My biggest fear is in going back to the town where I lived for 25 years, where my children were raised and where one of my children still lives. For years, the thought of going there would bring forth huge panic attacks – shaking hands, racing heart, and even having to pull over to throw up before I reached the county line. It’s not that bad now, but I still have those thoughts running through my head with the mere mention of going there. And that is so unfair to my grandchildren who live there. And I know it. And I can’t get over the fear. And I hate it. Hate it. Hate it. Someone asked me once what I was afraid would happen if I went there. I’m not afraid that anything will happen TO me. I think I’m afraid that all those terrible feelings and thoughts will come back to me and I don’t think I’m strong enough to fight those thoughts again. I truly believe that a person is allowed just so many fights in their lifetime and I’m afraid that my fight quota is real close to its limit. My daughter and I spoke about this fear a couple of weeks ago. She hears my fears, but I know that she is hurt by my inability to visit often and that saddens me. I so want this to change.

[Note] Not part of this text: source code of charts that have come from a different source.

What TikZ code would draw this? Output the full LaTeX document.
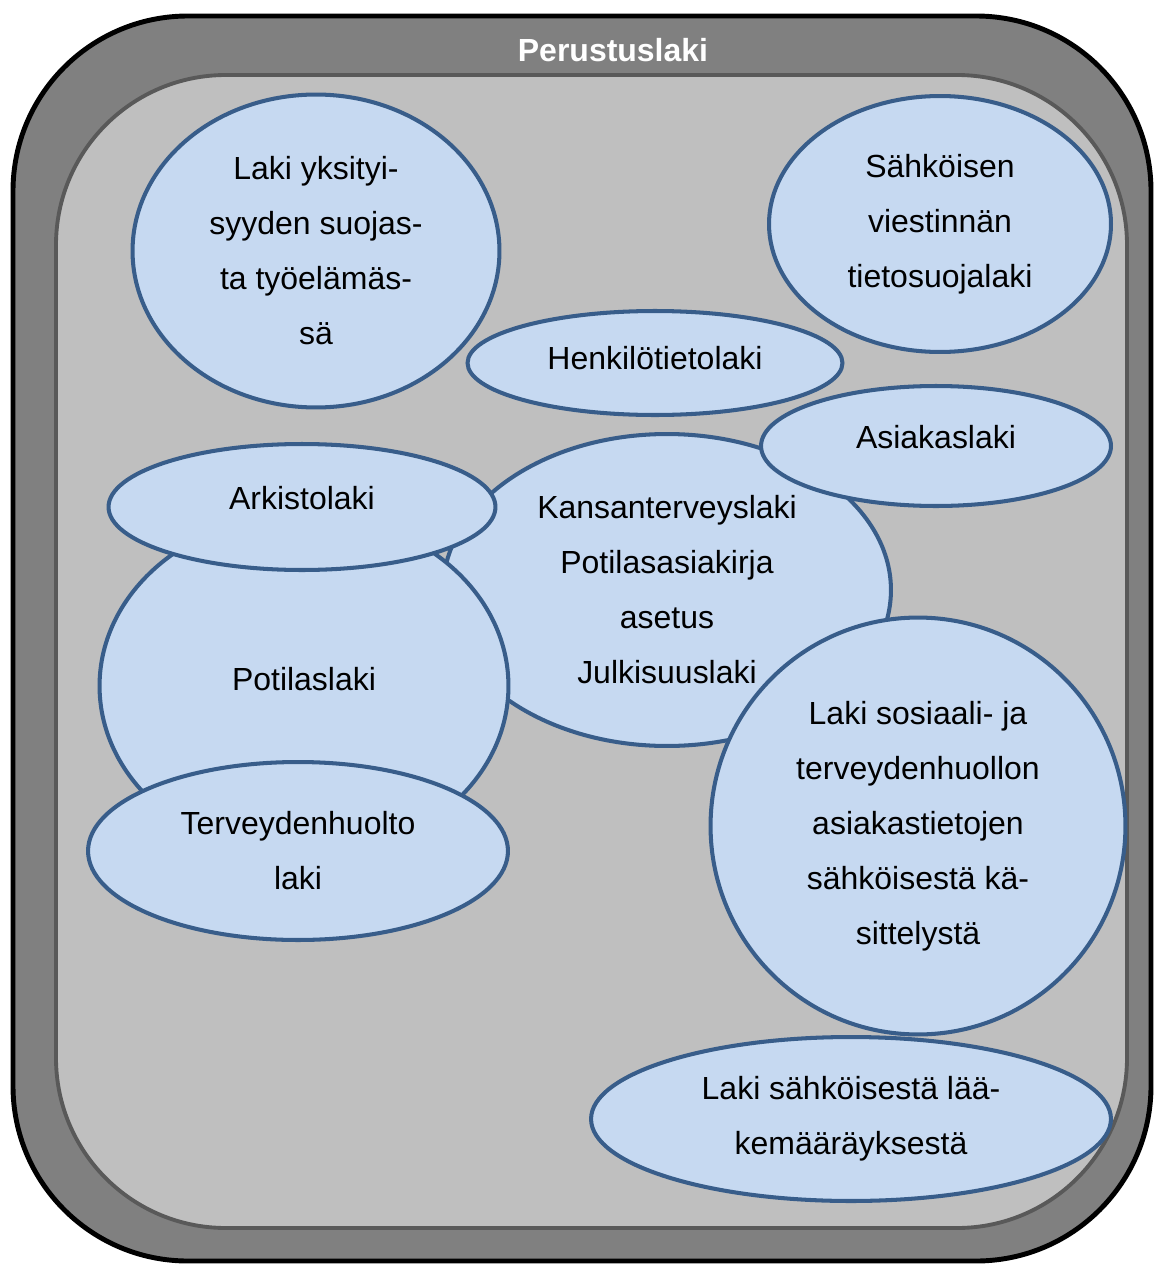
\documentclass[tikz,border=0pt]{standalone}
\usepackage{fontspec}
\setmainfont{Liberation Sans}
\usetikzlibrary{shapes.geometric}

\definecolor{lawfill}{HTML}{C6D9F1}
\definecolor{lawline}{HTML}{385D8A}
\definecolor{frameout}{HTML}{808080}
\definecolor{framein}{HTML}{BFBFBF}
\definecolor{frameline}{HTML}{595959}

\begin{document}
\begin{tikzpicture}[x=0.02cm, y=-0.02cm,
  font=\fontsize{18.2}{31.3}\selectfont,
  law/.style={ellipse, draw=lawline, line width=2.3pt, fill=lawfill, align=center, inner sep=0pt},
  raised/.style={text depth=#1},
  title/.style={text=white, font=\fontsize{18.2}{22}\selectfont\bfseries}]
\useasboundingbox (0,0) rectangle (1154,1264);
% frame: outer and inner boxes
\draw[fill=frameout, line width=2.8pt, rounded corners=3.5cm] (13,16) rectangle (1151,1261);
\draw[fill=framein, draw=frameline, line width=2.2pt, rounded corners=3.4cm] (56,75) rectangle (1127,1228);
\node[title] (perustus) at (613,50) {Perustuslaki};
% laws
\node[law, minimum width=7.34cm, minimum height=6.26cm] (yksityisyys) at (316,251) {Laki yksityi-\\syyden suojas-\\ta työelämäs-\\sä};
\node[law, minimum width=6.84cm, minimum height=5.12cm] (viestinta) at (940,224) {Sähköisen\\viestinnän\\tietosuojalaki};
\node[law, raised=0.2cm, minimum width=7.5cm, minimum height=2.08cm] (henkilo) at (655,363) {Henkilötietolaki};
\node[law, minimum width=8.96cm, minimum height=6.24cm] (kansanterveys) at (667,590) {Kansanterveyslaki\\Potilasasiakirja\\asetus\\Julkisuuslaki};
\node[law, raised=0.36cm, minimum width=7.0cm, minimum height=2.4cm] (asiakas) at (936,446) {Asiakaslaki};
\node[law, raised=0.28cm, minimum width=8.18cm, minimum height=6.88cm] (potilas) at (304,686) {Potilaslaki};
\node[law, raised=0.36cm, minimum width=7.74cm, minimum height=2.52cm] (arkisto) at (302,507) {Arkistolaki};
\node[law, minimum width=8.4cm, minimum height=3.56cm] (terveydenhuolto) at (298,851) {Terveydenhuolto\\laki};
\node[law, minimum width=8.3cm, minimum height=8.34cm] (sosiaali) at (918,826) {Laki sosiaali- ja\\terveydenhuollon\\asiakastietojen\\sähköisestä kä-\\sittelystä};
\node[law, minimum width=10.4cm, minimum height=3.28cm] (laakemaarays) at (851,1119) {Laki sähköisestä lää-\\kemääräyksestä};
\end{tikzpicture}
\end{document}
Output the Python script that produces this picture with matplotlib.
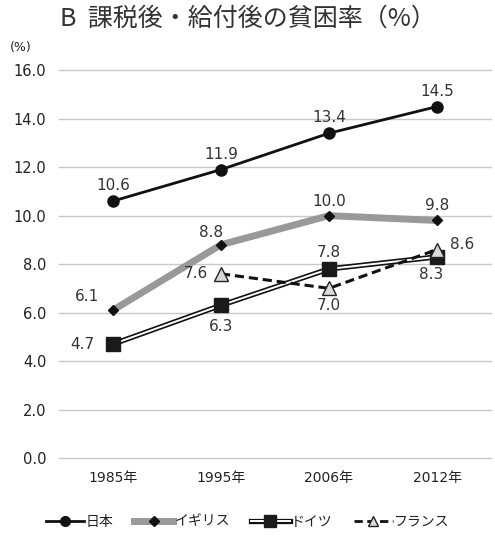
import matplotlib.pyplot as plt
from matplotlib.legend_handler import HandlerTuple
from matplotlib.lines import Line2D

plt.rcParams['font.family'] = ['DejaVu Sans', 'Noto Sans CJK JP']

years = ['1985年', '1995年', '2006年', '2012年']
japan = [10.6, 11.9, 13.4, 14.5]
uk = [6.1, 8.8, 10.0, 9.8]
germany = [4.7, 6.3, 7.8, 8.3]
france = [None, 7.6, 7.0, 8.6]

fig = plt.figure(figsize=(4.95, 5.36), dpi=100)
ax = fig.add_axes([0.119, 0.1455, 0.873, 0.7235])
x = list(range(len(years)))

ax.set_ylim(0, 16)
ax.set_xlim(-0.5, 3.5)
ax.set_yticks([0, 2, 4, 6, 8, 10, 12, 14, 16])
ax.set_yticklabels(['%.1f' % v for v in ax.get_yticks()], fontsize=10.5, color='#222222')
ax.set_xticks(x)
ax.set_xticklabels(years, fontsize=10, color='#222222')
ax.tick_params(length=0, pad=9)
ax.grid(axis='y', color='#c8c8c8', lw=1)
for gl in ax.get_ygridlines():
    gl.set_clip_on(False)
ax.set_axisbelow(True)
for s in ax.spines.values():
    s.set_visible(False)

# lines
ax.plot(x, uk, color='#999999', lw=5, zorder=3, solid_capstyle='butt')
ax.plot(x, uk, ls='none', marker='D', ms=5, color='#111111', zorder=4)
ax.plot(x, germany, color='#111111', lw=3.8, zorder=5)
ax.plot(x, germany, color='white', lw=1.4, zorder=6)
ax.plot(x, germany, ls='none', marker='s', ms=10, color='#1a1a1a', zorder=7)
fx = x[1:]
fy = france[1:]
ax.plot(fx, fy, color='#111111', lw=2.2, ls=(0, (3, 1.6)), zorder=8)
ax.plot(fx, fy, ls='none', marker='^', ms=10, mfc='#d9d9d9', mec='#222222', mew=1, zorder=9)
ax.plot(x, japan, color='#111111', lw=2, marker='o', ms=8, zorder=10)

lab = dict(fontsize=11, color='#333333', ha='center', va='center', zorder=12)
def note(xi, yi, text, dx, dy):
    ax.annotate(text, (xi, yi), xytext=(dx, dy), textcoords='offset points', **lab)

for i, v in enumerate(japan):
    note(i, v, '%.1f' % v, 0, 11)
note(0, uk[0], '6.1', -19, 10)
note(1, uk[1], '8.8', -7, 9)
note(2, uk[2], '10.0', 0, 10)
note(3, uk[3], '9.8', 0, 11)
note(0, germany[0], '4.7', -22, 0)
note(1, germany[1], '6.3', 0, -15)
note(2, germany[2], '7.8', 0, 12)
note(3, germany[3], '8.3', -4, -13)
note(1, france[1], '7.6', -18, 0)
note(2, france[2], '7.0', 0, -12)
note(3, france[3], '8.6', 18, 4)

fig.text(0.02, 0.912, '(%)', fontsize=9, color='#222222', ha='left', va='center')
fig.text(0.5, 0.966, 'B  課税後・給付後の貧困率（%）', fontsize=18, color='#333333',
         ha='center', va='center', family=['Noto Sans CJK JP', 'DejaVu Sans'])

h_jp = Line2D([], [], color='#111111', lw=2, marker='o', ms=7)
h_uk = (Line2D([], [], color='#999999', lw=5),
        Line2D([], [], ls='none', marker='D', ms=5, color='#111111'))
h_de = (Line2D([], [], color='#111111', lw=3.8),
        Line2D([], [], color='white', lw=1.4),
        Line2D([], [], ls='none', marker='s', ms=8, color='#1a1a1a'))
h_fr = (Line2D([], [], color='#111111', lw=2, ls=(0, (3, 1.6))),
        Line2D([], [], ls='none', marker='^', ms=7, mfc='#d9d9d9', mec='#222222'))
leg = fig.legend([h_jp, h_uk, h_de, h_fr], ['日本', 'イギリス', 'ドイツ', 'フランス'],
                 handler_map={tuple: HandlerTuple(ndivide=1, pad=0)},
                 loc='center', bbox_to_anchor=(0.5, 0.027), ncol=4, frameon=False,
                 handlelength=2.8, handletextpad=0.1, columnspacing=1.5,
                 prop={'family': ['Noto Sans CJK JP', 'DejaVu Sans'], 'size': 10})
for t in leg.get_texts():
    t.set_color('#222222')

fig.savefig('out.png', dpi=100)
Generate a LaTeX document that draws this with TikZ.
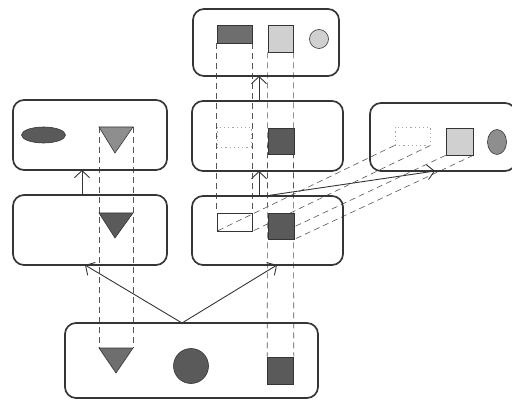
\documentclass[tikz,border=0pt]{standalone}
\usetikzlibrary{arrows.meta,shapes.geometric}
\pgfdeclarelayer{background}
\pgfsetlayers{background,main}
\definecolor{edge}{HTML}{353535}
\definecolor{darkfill}{HTML}{5A5A5A}
\definecolor{middark}{HTML}{6E6E6E}
\definecolor{midfill}{HTML}{8E8E8E}
\definecolor{lightfill}{HTML}{D0D0D0}
\definecolor{dashcol}{HTML}{555555}
\tikzset{
  box/.style={draw=edge, line width=1.7pt, rounded corners=11pt, inner sep=0pt},
  rectshape/.style={rectangle, draw=edge, line width=0.6pt, inner sep=0pt},
  dotbox/.style={rectangle, draw=gray!70, dash pattern=on 1.2pt off 3pt, line width=0.8pt, inner sep=0pt},
  roundshape/.style={circle, draw=edge, line width=0.6pt, inner sep=0pt},
  ovalshape/.style={ellipse, draw=edge, line width=0.6pt, inner sep=0pt},
  proj/.style={draw=dashcol, dash pattern=on 6pt off 4pt, line width=0.6pt},
  link/.style={draw=edge, line width=0.9pt, -{Straight Barb[length=7pt,width=15pt]}},
  tri/.style={draw=edge, line width=0.6pt}
}
\begin{document}
\begin{tikzpicture}[x=1pt,y=-1pt]
\useasboundingbox (0,0) rectangle (512,401);
% boxes
\node[box, minimum width=146pt, minimum height=67pt] (top) at (266,42.5) {};
\node[box, minimum width=154pt, minimum height=70pt] (ltwo) at (90,135) {};
\node[box, minimum width=151pt, minimum height=70pt] (mtwo) at (267.5,136) {};
\node[box, minimum width=146pt, minimum height=68pt] (rbox) at (443,137) {};
\node[box, minimum width=154pt, minimum height=70pt] (lthree) at (90,230) {};
\node[box, minimum width=151pt, minimum height=69pt] (mthree) at (267.5,230.5) {};
\node[box, minimum width=253pt, minimum height=75pt] (bot) at (191.5,360.5) {};
% top box shapes
\node[rectshape, fill=middark, minimum width=35pt, minimum height=18pt] (toprect) at (234.5,34) {};
\node[rectshape, fill=lightfill, minimum width=25pt, minimum height=27pt] (topsq) at (280.5,38.5) {};
\node[roundshape, fill=lightfill, minimum size=19pt] (topcirc) at (319,39) {};
% middle row 2
\node[dotbox, minimum width=34pt, minimum height=20pt] (mtwodot) at (234,137) {};
\node[rectshape, fill=darkfill, minimum width=26pt, minimum height=26pt] (mtwosq) at (281,141) {};
% right box
\node[dotbox, minimum width=35pt, minimum height=18pt] (rdot) at (412.5,136) {};
\node[rectshape, fill=lightfill, minimum width=27pt, minimum height=27pt] (rsq) at (459.5,141.5) {};
\node[ovalshape, fill=midfill, minimum width=19pt, minimum height=25pt] (roval) at (497,142) {};
% middle row 3
\node[rectshape, minimum width=35pt, minimum height=18pt] (mthreerect) at (234.5,222) {};
\node[rectshape, fill=darkfill, minimum width=26pt, minimum height=26pt] (mthreesq) at (281,226) {};
% left row 2
\node[ovalshape, fill=darkfill, minimum width=44pt, minimum height=16pt] (ltwooval) at (43.5,135) {};
\coordinate (ltwotl) at (99,127);
\coordinate (ltwotr) at (133,127);
\coordinate (ltwoap) at (115,153);
\draw[tri, fill=midfill] (ltwotl) -- (ltwotr) -- (ltwoap) -- cycle;
% left row 3
\coordinate (lthreetl) at (99,213);
\coordinate (lthreetr) at (133,213);
\coordinate (lthreeap) at (115,238);
\draw[tri, fill=darkfill] (lthreetl) -- (lthreetr) -- (lthreeap) -- cycle;
% bottom box
\coordinate (bottl) at (99,348);
\coordinate (bottr) at (133,348);
\coordinate (botap) at (116,373);
\draw[tri, fill=middark] (bottl) -- (bottr) -- (botap) -- cycle;
\node[roundshape, fill=darkfill, minimum size=35pt] (botcirc) at (191,366) {};
\node[rectshape, fill=darkfill, minimum width=26pt, minimum height=27pt] (botsq) at (280.5,370.5) {};
% projection lines
\begin{pgfonlayer}{background}
\draw[proj] (ltwotl) -- (bottl);
\draw[proj] (ltwotr) -- (bottr);
\draw[proj] (toprect.south west) -- (mthreerect.north west);
\draw[proj] (toprect.south east) -- (mthreerect.north east);
\draw[proj] (topsq.south west) -- (botsq.north west);
\draw[proj] (topsq.south east) -- (botsq.north east);
\draw[proj] (rdot.south west) -- (mthreerect.south west);
\draw[proj] (rdot.south east) -- (mthreerect.south east);
\draw[proj] (rsq.south west) -- (mthreesq.south west);
\draw[proj] (rsq.south east) -- (mthreesq.south east);
\end{pgfonlayer}
% arrows
\coordinate (botmid) at (182,323);
\draw[link] (botmid) -- (85,265);
\draw[link] (botmid) -- (277,265);
\draw[link] (82,195) -- (82,170);
\draw[link] (259,196) -- (259,171);
\draw[link] (259,101) -- (259,76);
\draw[link] (265,196) -- (435,171);
\end{tikzpicture}
\end{document}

I do know that being retired and living alone makes things harder. If you are not around a lot of people, you become used to isolation. I was just thinking, “here it is, 3:33 pm, and I have not used my voice today.” Sometimes, I long to just hear someone else’s voice. And, yes, I know that my telephone works both ways. I can always call one of my children or my granddaughter to talk. But, I always worry that they are busy and don’t really have time to talk, so I wait for them to call me. I just wish there was someone “here” to talk to. But, that’s not true, either. I cringe at the thought of being around someone all the time. I guess I just want someone when I want someone. Kind of greedy, huh? Oh, well, that’s me. I guess I’ll go talk to my dog now just to hear my voice.
One day, I will have the nerve or desire to get back out there. I wish it would hurry up and come. I hear there are some stars that need catching.
THOUGHTS ABOUT MY THOUGHTS: Thinking about my wants, desires, and fears makes me feel extremely vulnerable. Thinking about isolation makes me feel safe. Sharing with others about my vulnerability and fears is such a strange thing to me. I am still having a hard time sharing.
TODAY’S FEELINGS BAROMETER: Headache is back. Feeling crappy, both physically and emotionally.